Ginette Laurin : O Vertigo confidentiel
Dans ANGELs, Ginette Laurin dévoile l’âme de ses danseurs à travers leurs fantasmes de scène. Confidences sur un acte audacieux, nourri d’amour et de confiance.
Est-il bon de réaliser ses fantasmes ou vaut-il mieux les garder à l’état de désir? La question se pose avec la même intensité sur scène que dans l’alcôve. Et si chacun y apporte la réponse qui lui convient le mieux, il reste que nos fantasmes en disent long sur nous-mêmes et qu’ils constituent une incroyable source de créativité. Les sept interprètes de la compagnie O Vertigo en savent quelque chose: inspirée de leurs rêves de scène, la pièce qu’ils présentent mardi au Théâtre Centennial expose leur intimité en 75 minutes et en sept tableaux, sans entracte.

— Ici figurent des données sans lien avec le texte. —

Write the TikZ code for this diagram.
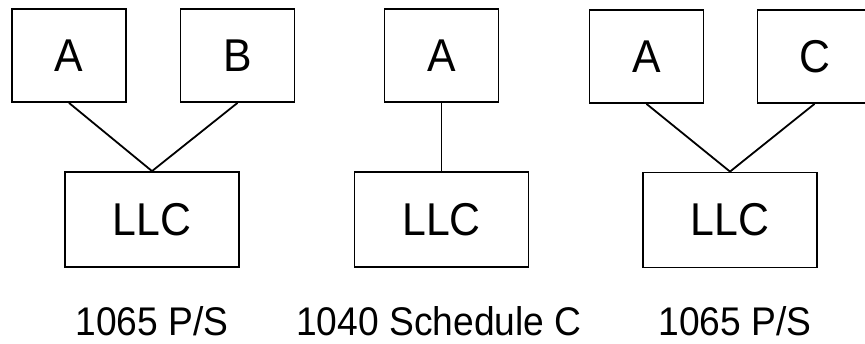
\documentclass[tikz,border=0pt]{standalone}
\usepackage{fontspec}
\setmainfont{Liberation Sans}[FakeStretch=0.93]
\begin{document}
\begin{tikzpicture}[x=1pt,y=-1pt,
  box/.style={draw=black,line width=1.8pt,inner sep=0pt,font=\fontsize{46}{50}\selectfont},
  owner/.style={box,minimum width=114pt,minimum height=93pt},
  llc/.style={box,minimum width=174pt,minimum height=95pt},
  lbl/.style={anchor=base,inner sep=0pt,font=\fontsize{40}{44}\selectfont},
  link/.style={line width=1.8pt}]
\useasboundingbox (0,0) rectangle (865,343);
\begin{scope}
\clip (0,0) rectangle (865,343);
% group 1
\node[owner] (a1) at (69,55.5) {A};
\node[owner] (b1) at (237.5,55.5) {B};
\node[llc] (l1) at (152,219.5) {LLC};
\draw[link] (a1.south) -- (l1.north);
\draw[link] (b1.south) -- (l1.north);
\node[lbl] (t1) at (152,335) {1065 P/S};
% group 2
\node[owner] (a2) at (441.5,55.5) {A};
\node[llc] (l2) at (441.5,219.5) {LLC};
\draw[link] (a2.south) -- (l2.north);
\node[lbl] (t2) at (439,335) {1040 Schedule C};
% group 3
\node[owner] (a3) at (646.5,56.5) {A};
\node[owner] (c3) at (814.5,56.5) {C};
\node[llc] (l3) at (730,220) {LLC};
\draw[link] (a3.south) -- (l3.north);
\draw[link] (c3.south) -- (l3.north);
\node[lbl] (t3) at (735,335) {1065 P/S};
\end{scope}
\end{tikzpicture}
\end{document}
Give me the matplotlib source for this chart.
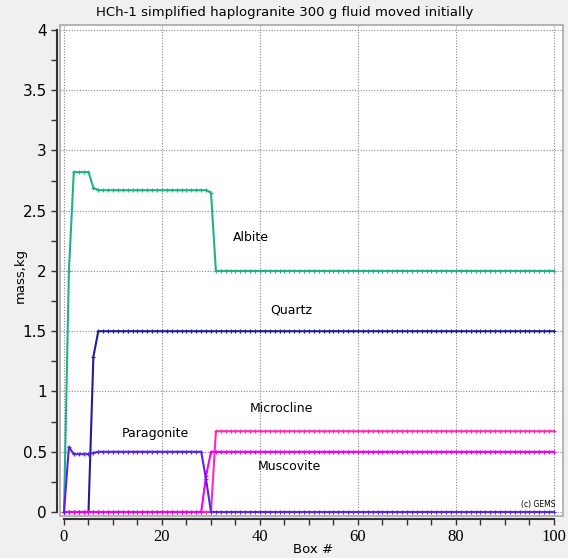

L’expérience, plutôt originale parce qu’elle célèbre les danseurs et qu’elle leur donne un pouvoir inhabituel, s’est avérée aussi stimulante que déroutante pour tout le monde. "On a pu travailler les yeux dans les yeux en évitant le plus possible le rapport chorégraphe-maître suprême et interprète-petit outil, commente la danseuse Mélanie Demers. Ginette nous a laissé une liberté hallucinante; c’en était même presque effrayant." "La première difficulté a été de laisser émerger le désir, explique Ginette Laurin, parce que les interprètes sont habitués à ce qu’on leur demande de faire des choses. Ça a pris du temps avant que chacun d’eux se laisse aller. Car ce n’est pas évident de laisser les autres entrer dans ton intimité… Le processus a demandé beaucoup de générosité et de confiance de part et d’autre. De mon côté, j’ai eu parfois de la difficulté à accepter d’utiliser certaines visions comme matériel chorégraphique. Par exemple, je ne suis pas une personne romantique et certaines images me semblaient trop »belles ». Je les ai retravaillées pour qu’elles soient plus humaines."
SECRETS DE FABRICATION
Pour lever les inhibitions de ses danseurs et qu’ils ouvrent la porte de leur jardin secret, Ginette Laurin leur a fait franchir plusieurs étapes. D’abord, il y a eu cette liste de fantasmes que chacun a rédigée et dans laquelle elle a puisé ce qui l’inspirait le plus. Ensuite, ces séances en cabine d’enregistrement où elle les interviewés pour mieux comprendre leurs motivations. Aussi, elle a fait venir de Belgique l’artiste Ted Stoffer. Danseur, chorégraphe et enseignant, il a organisé deux semaines d’ateliers pour explorer avec les danseurs comment donner corps à leurs désirs intimes avant que Ginette Laurin n’engage un travail individuel avec eux. Dans le cas de Marie-Ève Nadeau, qui souhaitait amener la figure de son grand-père sur scène, il y a même eu une visite dans la famille et une rencontre filmée avec le monsieur de 88 ans. Tout un travail d’introspection qui a largement débordé de la sphère professionnelle. "Après qu’on eut entamé le processus de création, se souvient Marie-Ève Nadeau, j’ai eu un souper de famille très intense où plein de choses qui n’avaient jamais été dites sont sorties. Il y a eu beaucoup de cris et de pleurs dont je me suis servie ensuite pour créer avec Ginette. Tout n’est pas resté dans le spectacle mais nous avons fait un bout de chemin ensemble dans les zones les plus sombres de moi."
Chez O Vertigo, les anges ont un sexe et ils vivent quelque part entre le paradis et l’enfer. "Cette pièce va puiser du côté de nos fragilités et de nos vulnérabilités, poursuit Mélanie Demers, ça change des archétypes forts et sereins auxquels O Vertigo nous a habitués. Moi, par exemple, je suis tombée sur l’idée du matricide au cours d’une improvisation. Ça a provoqué toutes sortes de questions et j’ai découvert que tuer sa mère faisait partie des fantasmes numéro un." Forcément, quand on parle des choses de l’esprit, on se retrouve naturellement dans les grands thèmes universels. Les spectateurs ont donc bien des chances de se reconnaître dans l’un ou l’autre des univers présentés.